The Shootings at Planned Parenthood: What We Are Doing By What We Are Saying

The Shootings at Planned Parenthood: What We Are Doing By What We Are Saying

I have written frequently about gun violence in this country. I’ve written about it frequently because there have been so many headline-grabbing mass shootings.

If I had my wish, I would never again write about a mass shooting, or about gun violence more generally, because it simply would not be an issue. There wouldn’t be any mass shootings, and individual acts of gun violence would be rare.

Meanwhile, back in reality . . .

Separate from any discussion of mass shootings and gun violence generally, I have been struck by something else in the recent case of the shootings at a Planned Parenthood facility in Colorado Springs.

That something is the role of language. There’s a lesson here about how leaders should lead, whatever one’s opinion about the relevant issues.

The fact is, the shootings took place in a Planned Parenthood office. It is also a fact that there has been some very heated rhetoric recently against Planned Parenthood, tied in particular to a video exposé alleging improper conduct by the organization. It takes little imagination to draw a connection between these events. Indeed, an unidentified “law enforcement official” reported that the shooter said “no more baby parts” . . . but that officer insisted on anonymity and would not elaborate (both of which should raise at least a little concern about the veracity and completeness of the account). The anonymous assertion fits neatly into the narrative of gun-toting extremists shooting and killing others in the name of defending life that is popular in certain circles on the left. It fits just as neatly, in fact, as the controversial video’s account of Planned Parenthood practices fit into a popular narrative among conservatives about abortion providers.

In the Internet era, we not only are guaranteed that such claims will be made, but we can be confident that they will reach the eyes and ears of tens of thousands if not millions of Americans.

Somewhat to my surprise, most of the mainstream media has resisted the temptation to leap to judgment about the tragedy in Colorado Springs. Rather than generating headlines with assertions of political motivation, they have tended to stick with what is known about the event and investigated the life of the accused. While they have raised the possibility, they have not run much ahead of the investigation under way.

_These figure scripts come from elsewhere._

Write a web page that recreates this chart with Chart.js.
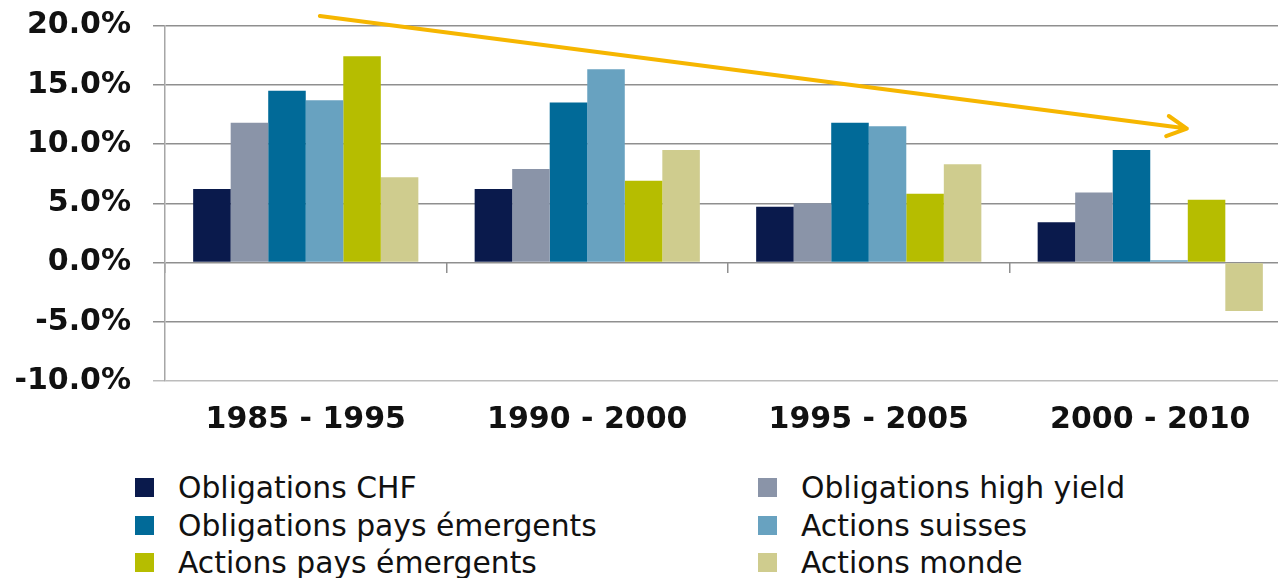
<!DOCTYPE html>
<html>
<head>
<meta charset="utf-8">
<script src="https://cdn.jsdelivr.net/npm/chart.js@4.4.1/dist/chart.umd.min.js"></script>
<style>
  html, body { margin: 0; padding: 0; background: #fff; overflow: hidden; }
  #wrap { position: relative; width: 1278px; height: 578px; overflow: hidden; }
  #returns { position: absolute; left: 0; top: 0; }
  #legend {
    position: absolute; left: 135px; top: 469px;
    display: grid; grid-template-columns: 623px 500px; grid-auto-rows: 37.5px;
    font-family: "DejaVu Sans", sans-serif; font-size: 29.8px; color: #111;
  }
  #legend .item { display: flex; align-items: center; white-space: nowrap; }
  #legend .swatch { width: 19px; height: 19px; margin-right: 24px; flex: none; }
</style>
</head>
<body>
<div id="wrap">
  <canvas id="returns" width="1300" height="441"></canvas>
  <div id="legend"></div>
</div>
<script>
Chart.defaults.animation = false;

// ---- data ----
const periods = ["1985 - 1995", "1990 - 2000", "1995 - 2005", "2000 - 2010"];

const obligationsCHF      = [6.2, 6.2, 4.7, 3.4];
const obligationsHY       = [11.8, 7.9, 5.0, 5.9];
const obligationsEmerg    = [14.5, 13.5, 11.8, 9.5];
const actionsSuisses      = [13.7, 16.3, 11.5, 0.2];
const actionsEmerg        = [17.4, 6.9, 5.8, 5.3];
const actionsMonde        = [7.2, 9.5, 8.3, -4.1];

const yTicks = [-10, -5, 0, 5, 10, 15, 20];

// trend arrow, in (category index, %) units
const trendFrom = [0.05, 20.8];
const trendTo = [3.13, 11.3];

const series = [
  { label: "Obligations CHF", data: obligationsCHF, color: "#0a1a4c" },
  { label: "Obligations high yield", data: obligationsHY, color: "#8a94a8" },
  { label: "Obligations pays émergents", data: obligationsEmerg, color: "#016a98" },
  { label: "Actions suisses", data: actionsSuisses, color: "#68a2c0" },
  { label: "Actions pays émergents", data: actionsEmerg, color: "#b6bd00" },
  { label: "Actions monde", data: actionsMonde, color: "#cfcc8e" }
];

// ---- trend arrow plugin ----
const trendArrow = {
  id: "trendArrow",
  afterDatasetsDraw(chart) {
    const { ctx, scales } = chart;
    const x1 = scales.x.getPixelForValue(trendFrom[0]);
    const y1 = scales.y.getPixelForValue(trendFrom[1]);
    const x2 = scales.x.getPixelForValue(trendTo[0]);
    const y2 = scales.y.getPixelForValue(trendTo[1]);
    const ang = Math.atan2(y2 - y1, x2 - x1);
    const head = 22, spread = 0.48;
    ctx.save();
    ctx.strokeStyle = "#f6b600";
    ctx.lineWidth = 4;
    ctx.lineCap = "round";
    ctx.lineJoin = "round";
    ctx.beginPath();
    ctx.moveTo(x1, y1);
    ctx.lineTo(x2, y2);
    ctx.moveTo(x2 - head * Math.cos(ang - spread), y2 - head * Math.sin(ang - spread));
    ctx.lineTo(x2, y2);
    ctx.lineTo(x2 - head * Math.cos(ang + spread), y2 - head * Math.sin(ang + spread));
    ctx.stroke();
    ctx.restore();
  }
};

const chart = new Chart(document.getElementById("returns"), {
  type: "bar",
  data: {
    labels: periods,
    datasets: series.map(s => ({
      label: s.label,
      data: s.data,
      backgroundColor: s.color,
      borderWidth: 0,
      xAxisID: "x",
      categoryPercentage: 0.8,
      barPercentage: 1.0
    }))
  },
  options: {
    responsive: false,
    layout: { padding: { top: 25.5, right: 9, bottom: 0, left: 0 } },
    plugins: {
      legend: { display: false },
      tooltip: { enabled: false }
    },
    scales: {
      y: {
        min: -10,
        max: 20,
        afterFit(scale) {
          scale.width = 165;
          scale.paddingTop = 0;
          scale.paddingBottom = 0;
        },
        afterBuildTicks(scale) { scale.ticks = yTicks.map(v => ({ value: v })); },
        border: { display: true, color: "#a6a6a6", width: 1.5 },
        grid: {
          color: ctx => ctx.tick && ctx.tick.value === -10 ? "#bcbcbc" : "#8f8f8f",
          lineWidth: 1.5,
          tickLength: 12
        },
        ticks: {
          padding: 22,
          color: "#111",
          font: { family: "DejaVu Sans", size: 30, weight: "bold" },
          callback: v => v.toFixed(1) + "%"
        }
      },
      x: {
        position: "bottom",
        afterFit(scale) { scale.height = 60; },
        grid: { display: false },
        border: { display: false },
        ticks: {
          padding: 13,
          color: "#111",
          maxRotation: 0,
          font: { family: "DejaVu Sans", size: 30, weight: "bold" }
        }
      },
      // tick marks between periods, sitting on the zero line
      xZero: {
        type: "category",
        labels: periods,
        position: { y: 0 },
        border: { display: false },
        grid: {
          offset: true,
          drawOnChartArea: false,
          drawTicks: true,
          tickLength: 10,
          color: "#8f8f8f",
          lineWidth: 1.5
        },
        ticks: { display: false }
      }
    }
  },
  plugins: [trendArrow]
});

// ---- legend, two columns ----
const legendEl = document.getElementById("legend");
series.forEach(s => {
  const item = document.createElement("div");
  item.className = "item";
  const sw = document.createElement("span");
  sw.className = "swatch";
  sw.style.background = s.color;
  const txt = document.createElement("span");
  txt.textContent = s.label;
  item.appendChild(sw);
  item.appendChild(txt);
  legendEl.appendChild(item);
});
</script>
</body>
</html>
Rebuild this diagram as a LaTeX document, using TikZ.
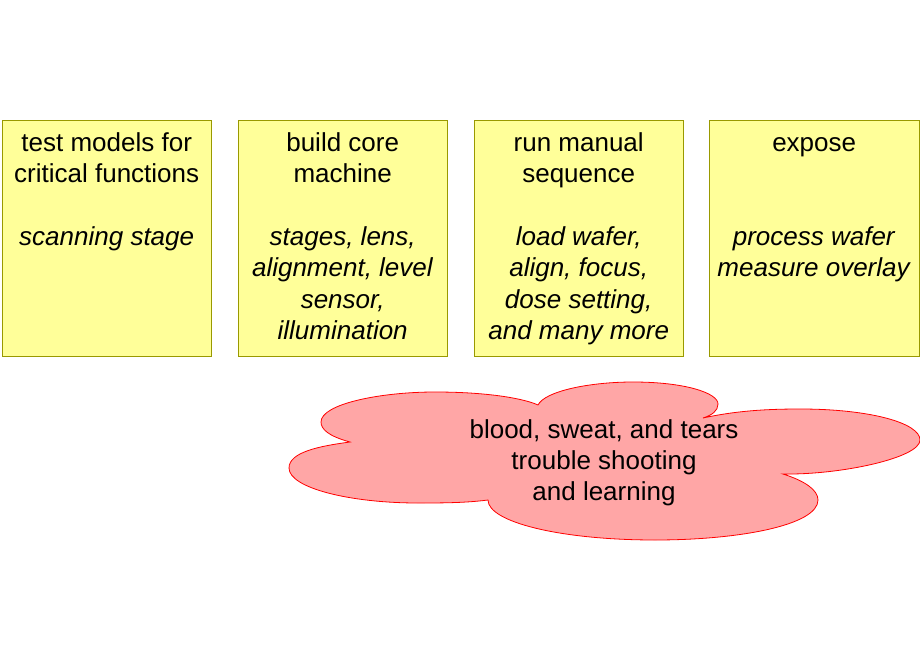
\documentclass[tikz,border=0pt]{standalone}
\usepackage{fontspec}
\setmainfont{Liberation Sans}
\begin{document}
\begin{tikzpicture}[x=1pt,y=-1pt,
  stepbox/.style={draw={rgb,255:red,153;green,153;blue,0}, line width=0.9pt,
    fill={rgb,255:red,255;green,255;blue,153}, minimum width=209.5pt, minimum height=235.5pt,
    inner sep=0pt, anchor=north west},
  boxtext/.style={anchor=north, align=center, inner sep=0pt,
    font=\fontsize{26}{31.3}\selectfont},
  cloudline/.style={draw={rgb,255:red,255;green,0;blue,0}, line width=0.8pt,
    fill={rgb,255:red,255;green,166;blue,166}}]
\useasboundingbox (0,0) rectangle (920,660);
\fill[white] (0,0) rectangle (920,660);

\node[stepbox] (b1) at (1.5,120.5) {};
\node[stepbox] (b2) at (237.5,120.5) {};
\node[stepbox] (b3) at (473.5,120.5) {};
\node[stepbox] (b4) at (709,120.5) {};

\node[boxtext] (t1) at ([yshift=-9pt]b1.north) {\strut test models for\\critical functions\\[31.3pt]\textit{scanning stage}};
\node[boxtext] (t2) at ([yshift=-9pt]b2.north) {\strut build core\\machine\\[31.3pt]\textit{stages, lens,}\\\textit{alignment, level}\\\textit{sensor,}\\\textit{illumination}};
\node[boxtext] (t3) at ([yshift=-9pt]b3.north) {\strut run manual\\sequence\\[31.3pt]\textit{load wafer,}\\\textit{align, focus,}\\\textit{dose setting,}\\\textit{and many more}};
\node[boxtext] (t4) at ([yshift=-9pt]b4.north) {\strut expose\\[62.6pt]\textit{process wafer}\\\textit{measure overlay}};

\path[cloudline] (350,442)
  .. controls (328,436) and (321,429) .. (321,422)
  .. controls (321,404) and (380,392) .. (435,392)
  .. controls (490,392) and (525,399) .. (538,405)
  .. controls (545,391) and (590,382) .. (633,382)
  .. controls (685,382) and (718,393) .. (718,404)
  .. controls (718,411) and (712,415) .. (703,418)
  .. controls (735,411) and (765,409) .. (800,409)
  .. controls (870,409) and (920,423) .. (920,440)
  .. controls (920,458) and (840,475) .. (783,474)
  .. controls (805,481) and (818,490) .. (818,500)
  .. controls (818,525) and (740,540) .. (655,540)
  .. controls (560,540) and (488,522) .. (488,500)
  .. controls (465,503) and (440,503) .. (418,503)
  .. controls (350,503) and (289,488) .. (289,468)
  .. controls (289,452) and (320,446) .. (350,442) -- cycle;

\node[boxtext] (ct) at (604,416) {\strut blood, sweat, and tears\\trouble shooting\\and learning};
\end{tikzpicture}
\end{document}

The first official statement from Planned Parenthood was careful as well, focusing on the tragedy itself, the victims and their families, and the mission of the organization. More recently, however, Planned Parenthood’s message has veered into a familiar political narrative that feeds the political fire. That puts them in the company of the fire-breathers on the right that they condemn; both sides are, in effect, blaming the other for murder.

This is not about how noble or vile the Planned Parenthood organization, its mission or its particular lines of service and business, are. Nor is it about the nobility (or lack thereof) of the mainstream media.

We’ve had multiple mass shootings just in this calendar year, and many more in previous years. The perpetrators, in essentially every case, have a distorted view of reality. Their victims are targeted for any number of reasons, but the bottom line is that the killers don’t care about their victims at all. Whether religious or secular in their motivation to kill, whether hoping to make a statement or seeking some bizarre experience, they are wrong on so many levels that it stuns and stupefies us. How could anyone take such evil and consider it acceptable, let alone good?

Some of these killers have found inspiration or motivation in the words and images others have produced. Some of that reflects confusion about the line between a wicked fantasy and an evil reality. Some of it, however, is simply putting into action what others have called for or at least implied.

If we create such content, we must be conscious of its potential cost. We may be fueling the fire in overheated minds, sweltering streets and a society in turmoil.

Words have the power to inflame or to heal. They have the power to destroy and the power to rebuild. Each of us engaged in public discourse should ask what it is we are doing by what we are saying.

Because it matters.

We already knew that.

We didn’t need any more deaths to tell us.